Q: Do you believe a knowledge of the design of baptism is necessary before one could be saved?

A: No.  A knowledge of God s grace is necessary.  I think it is fine for a man to have an opportunity of knowing the design of baptism, but he can learn the design after he is saved.  I do not think it is necessary to know about the design to be saved.  Salvation is not on what you know.  If that were the case, the ignorant would be lost.  The real facts are that about all we know, we learn after we are saved.  As long as we are controlled by evil, we are going away from God.  When saved, we have an understanding that we do not have before being saved.  We are saved by the blood of Jesus Christ.  It is Christ or nothing.  We are created in Christ Jesus into good works, that is, when we come to good works - after we are saved.  God has ordained that the new creature shall walk in good works, because the other kind of man does not want them.

Q: We have not yet gotten your genealogy.  Would you mind giving us the members of your family and your ancestors?

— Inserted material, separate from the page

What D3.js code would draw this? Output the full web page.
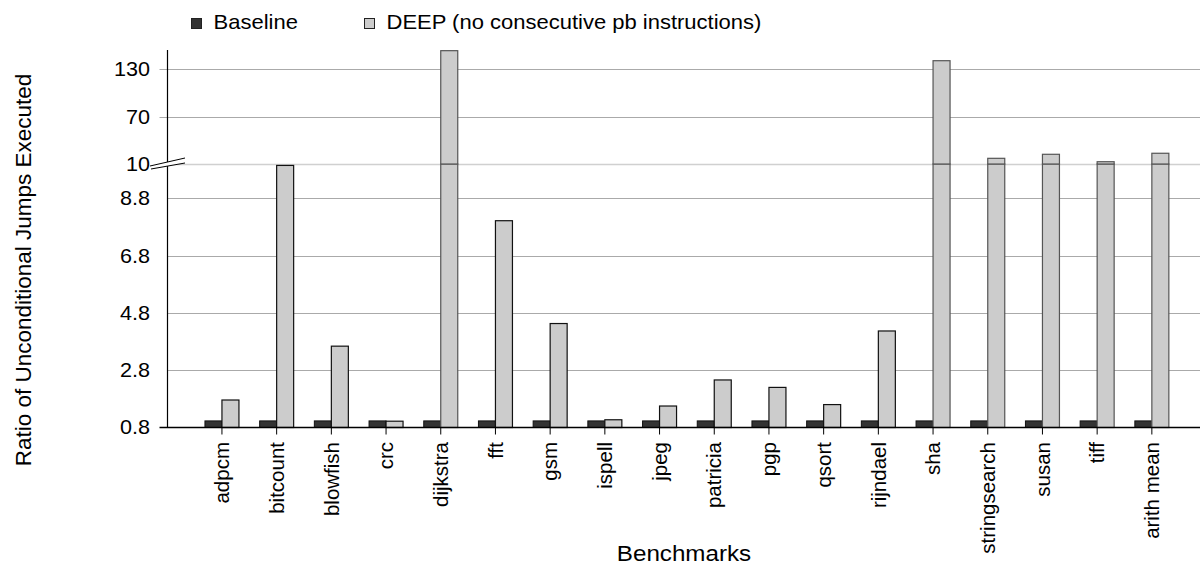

A: I married Miss Ella Savannah McWherter.  We reared 8 children to be grown. My children are: 
Dr. B. S. Mayo, age 62, married Daye Hillis, living in Greenfield TN., 
Will T. Mayo (deceased) 60 married Virginia Buckley, 
Spurgeon Mayo, 57, married Sarah Jeter of Dresden, lives in Columbia, TN, 
Vivian Mayo(deceased) 54, married Will D. Wilson, lives in Mayfield, KY, 
Ruth Mayo, 52, married P. T. Porch, lives in Greenfield, 
Judith Mayo, 50, Married Granville D. Stanley, lives in Greenville, MS, 
Rozelle Mayo, 58, married M. P. Meadows, lives in Greenville, MS, 
Elise Mayo, 47, married Ivan V. Anderson, lives in Chicago, IL. 
My Grandchildren:

Dr. Mayo s children:
Thomas Hillis, 24, single, lives in Chicago, IL?
Jane, married Joe Cowgill, Capt. in Army, Jane lives in Greenfield, TN
Ellen, married R. W. Schleich 

Vivian Wilson s children:
W. D., 28, single (in army) 
Tom, 19, single (just discharge from army)
Betty, 16, single

Will Mayo s Children
Two daughters who died young.
Will T. Mayo, 30, married Evon Melton, lives in Dresden, TN

Spurgeon s Children
George Mayo, 23, single, in Manila

Ruth s Children
None

Judith s Children
None

Rozelle s Children
Marvin Meadows, Jr. 12

Elise s Children
Ivan V. Anderson, Jr. age 6 years

George T. Mayo s Great Grandchildren
Will T. Mayo, Jr.s Children
Jean age 14
Tom age 12
James age 10
Grace age 8

Jane Cowgill s child
Ellen Cowgill, age 2 1/2 years

Q: Did you ever hear about the way they used to make a lamp out of meat grease?

A: Well they used a crockery bowl and filled it with meat grease, then they would take a rag and twist it and make a wick and stick it down in the grease and light the end of it.  It would make a light just as good as the brass kerosene lamps that they had.  They also used to mold tallow candles for light.

They also ground their coffee and would hold the coffee mill between the legs and turn the crank round and round to grind the coffee.

I will tell you a joke about the coffee mill that one of my fellow preachers told me once.  It seems that one of the visiting preachers was spending the night at Sister Brown s house, and he walked in the next morning where she was getting breakfast, after he had gotten ready for church, and says:  Sister Brown, is there anything I can do to help you.   She says:  I will let you grind the coffee.   He started to grind the coffee and says:  Sister Brown, this coffee mill is getting loose, you have used it so long.   She replied:  If you had been between my knees as many times as that coffee mill has, you would be loose too.